======== DATA PROVIDED ========

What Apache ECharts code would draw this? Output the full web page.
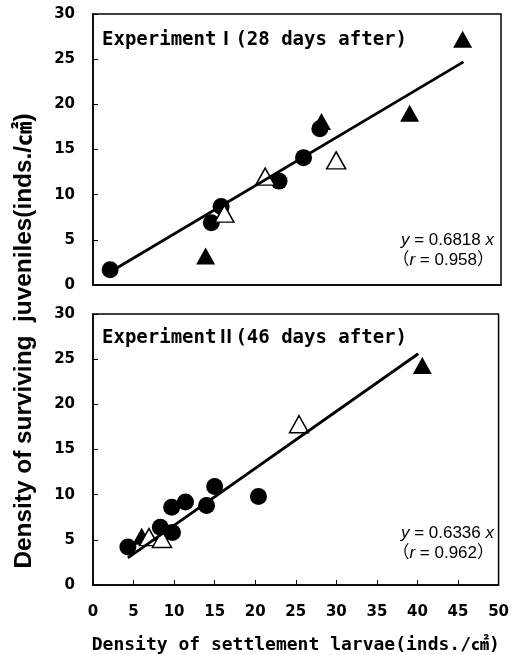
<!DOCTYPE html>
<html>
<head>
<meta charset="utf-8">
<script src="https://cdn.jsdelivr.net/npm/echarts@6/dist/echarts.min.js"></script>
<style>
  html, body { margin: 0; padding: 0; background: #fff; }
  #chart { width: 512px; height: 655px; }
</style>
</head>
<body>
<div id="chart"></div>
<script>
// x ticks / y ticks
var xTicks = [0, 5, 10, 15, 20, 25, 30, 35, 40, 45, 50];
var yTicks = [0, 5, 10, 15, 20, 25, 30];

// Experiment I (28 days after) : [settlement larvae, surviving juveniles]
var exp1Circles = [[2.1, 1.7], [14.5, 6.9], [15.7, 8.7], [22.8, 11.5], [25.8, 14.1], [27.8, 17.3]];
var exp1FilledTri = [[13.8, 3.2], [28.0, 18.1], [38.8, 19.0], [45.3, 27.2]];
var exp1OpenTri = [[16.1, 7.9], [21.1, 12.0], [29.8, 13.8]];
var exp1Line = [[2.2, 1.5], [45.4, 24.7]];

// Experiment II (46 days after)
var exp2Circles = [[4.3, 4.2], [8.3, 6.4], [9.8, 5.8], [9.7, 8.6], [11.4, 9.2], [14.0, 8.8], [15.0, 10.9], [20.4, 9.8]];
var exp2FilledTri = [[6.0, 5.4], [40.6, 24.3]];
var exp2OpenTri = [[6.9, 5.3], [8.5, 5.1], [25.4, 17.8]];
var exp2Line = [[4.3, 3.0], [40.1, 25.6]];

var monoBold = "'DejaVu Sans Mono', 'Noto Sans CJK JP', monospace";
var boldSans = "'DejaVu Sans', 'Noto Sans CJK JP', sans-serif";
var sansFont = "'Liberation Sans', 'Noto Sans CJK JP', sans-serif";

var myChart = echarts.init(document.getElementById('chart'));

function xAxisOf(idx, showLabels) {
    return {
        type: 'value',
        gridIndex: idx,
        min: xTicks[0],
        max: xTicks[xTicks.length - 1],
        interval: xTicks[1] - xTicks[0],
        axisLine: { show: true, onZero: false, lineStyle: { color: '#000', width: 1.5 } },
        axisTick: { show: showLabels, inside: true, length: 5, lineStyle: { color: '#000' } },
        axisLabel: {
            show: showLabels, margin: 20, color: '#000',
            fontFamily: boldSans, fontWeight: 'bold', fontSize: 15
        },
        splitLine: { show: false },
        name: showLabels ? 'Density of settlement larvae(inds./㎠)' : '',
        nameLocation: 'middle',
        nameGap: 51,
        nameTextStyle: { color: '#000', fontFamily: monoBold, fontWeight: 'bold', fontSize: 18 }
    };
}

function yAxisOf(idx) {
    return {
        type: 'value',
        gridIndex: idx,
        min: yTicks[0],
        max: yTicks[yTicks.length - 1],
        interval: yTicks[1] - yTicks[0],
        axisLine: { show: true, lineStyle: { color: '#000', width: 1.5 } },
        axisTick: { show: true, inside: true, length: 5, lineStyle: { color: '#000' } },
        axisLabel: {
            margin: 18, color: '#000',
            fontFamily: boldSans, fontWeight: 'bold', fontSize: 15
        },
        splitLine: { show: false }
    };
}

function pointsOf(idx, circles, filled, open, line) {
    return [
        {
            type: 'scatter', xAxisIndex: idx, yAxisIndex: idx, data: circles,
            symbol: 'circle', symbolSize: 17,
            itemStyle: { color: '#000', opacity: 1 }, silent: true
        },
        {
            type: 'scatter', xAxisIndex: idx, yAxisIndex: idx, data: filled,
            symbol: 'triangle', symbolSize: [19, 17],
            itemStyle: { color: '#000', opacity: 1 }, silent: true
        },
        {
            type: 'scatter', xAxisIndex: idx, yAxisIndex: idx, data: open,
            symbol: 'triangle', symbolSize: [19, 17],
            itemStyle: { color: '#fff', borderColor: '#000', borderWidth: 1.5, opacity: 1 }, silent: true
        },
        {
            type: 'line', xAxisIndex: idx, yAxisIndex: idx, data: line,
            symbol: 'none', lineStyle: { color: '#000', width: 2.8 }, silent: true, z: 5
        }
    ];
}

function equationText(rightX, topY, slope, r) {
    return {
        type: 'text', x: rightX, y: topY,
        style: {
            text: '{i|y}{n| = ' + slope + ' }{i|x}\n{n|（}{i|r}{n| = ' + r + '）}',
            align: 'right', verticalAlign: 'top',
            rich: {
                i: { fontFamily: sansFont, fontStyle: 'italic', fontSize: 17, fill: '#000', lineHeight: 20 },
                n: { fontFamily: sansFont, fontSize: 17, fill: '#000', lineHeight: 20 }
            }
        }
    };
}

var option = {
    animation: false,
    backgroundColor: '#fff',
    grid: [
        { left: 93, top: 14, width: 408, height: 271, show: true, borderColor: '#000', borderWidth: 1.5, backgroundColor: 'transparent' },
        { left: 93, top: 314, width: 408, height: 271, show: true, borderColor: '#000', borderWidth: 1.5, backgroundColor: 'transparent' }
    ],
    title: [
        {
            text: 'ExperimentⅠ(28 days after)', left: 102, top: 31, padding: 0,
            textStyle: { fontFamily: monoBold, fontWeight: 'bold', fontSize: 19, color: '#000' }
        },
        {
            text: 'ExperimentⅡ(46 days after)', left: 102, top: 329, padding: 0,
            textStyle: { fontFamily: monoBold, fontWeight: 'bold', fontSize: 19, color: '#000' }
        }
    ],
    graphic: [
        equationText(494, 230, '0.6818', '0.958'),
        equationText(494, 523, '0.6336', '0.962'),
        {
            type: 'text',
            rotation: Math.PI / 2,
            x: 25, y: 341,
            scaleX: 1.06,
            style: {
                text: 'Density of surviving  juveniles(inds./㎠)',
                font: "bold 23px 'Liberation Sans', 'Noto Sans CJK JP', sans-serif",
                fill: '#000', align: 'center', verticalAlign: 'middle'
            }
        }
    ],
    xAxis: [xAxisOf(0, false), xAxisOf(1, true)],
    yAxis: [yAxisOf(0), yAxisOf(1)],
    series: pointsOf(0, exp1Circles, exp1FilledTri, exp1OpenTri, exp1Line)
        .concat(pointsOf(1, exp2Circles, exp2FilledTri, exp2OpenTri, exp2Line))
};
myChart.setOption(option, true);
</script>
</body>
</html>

========

**DIRECTIONS**
Your task is to reproduce exactly the lines from the start of the data above through the line containing "var myChart = echarts.init(document.getElementById('chart'));", leaving every picture out.

**TASK ANSWER**
What Apache ECharts code would draw this? Output the full web page.
<!DOCTYPE html>
<html>
<head>
<meta charset="utf-8">
<script src="https://cdn.jsdelivr.net/npm/echarts@6/dist/echarts.min.js"></script>
<style>
  html, body { margin: 0; padding: 0; background: #fff; }
  #chart { width: 512px; height: 655px; }
</style>
</head>
<body>
<div id="chart"></div>
<script>
// x ticks / y ticks
var xTicks = [0, 5, 10, 15, 20, 25, 30, 35, 40, 45, 50];
var yTicks = [0, 5, 10, 15, 20, 25, 30];

// Experiment I (28 days after) : [settlement larvae, surviving juveniles]
var exp1Circles = [[2.1, 1.7], [14.5, 6.9], [15.7, 8.7], [22.8, 11.5], [25.8, 14.1], [27.8, 17.3]];
var exp1FilledTri = [[13.8, 3.2], [28.0, 18.1], [38.8, 19.0], [45.3, 27.2]];
var exp1OpenTri = [[16.1, 7.9], [21.1, 12.0], [29.8, 13.8]];
var exp1Line = [[2.2, 1.5], [45.4, 24.7]];

// Experiment II (46 days after)
var exp2Circles = [[4.3, 4.2], [8.3, 6.4], [9.8, 5.8], [9.7, 8.6], [11.4, 9.2], [14.0, 8.8], [15.0, 10.9], [20.4, 9.8]];
var exp2FilledTri = [[6.0, 5.4], [40.6, 24.3]];
var exp2OpenTri = [[6.9, 5.3], [8.5, 5.1], [25.4, 17.8]];
var exp2Line = [[4.3, 3.0], [40.1, 25.6]];

var monoBold = "'DejaVu Sans Mono', 'Noto Sans CJK JP', monospace";
var boldSans = "'DejaVu Sans', 'Noto Sans CJK JP', sans-serif";
var sansFont = "'Liberation Sans', 'Noto Sans CJK JP', sans-serif";

var myChart = echarts.init(document.getElementById('chart'));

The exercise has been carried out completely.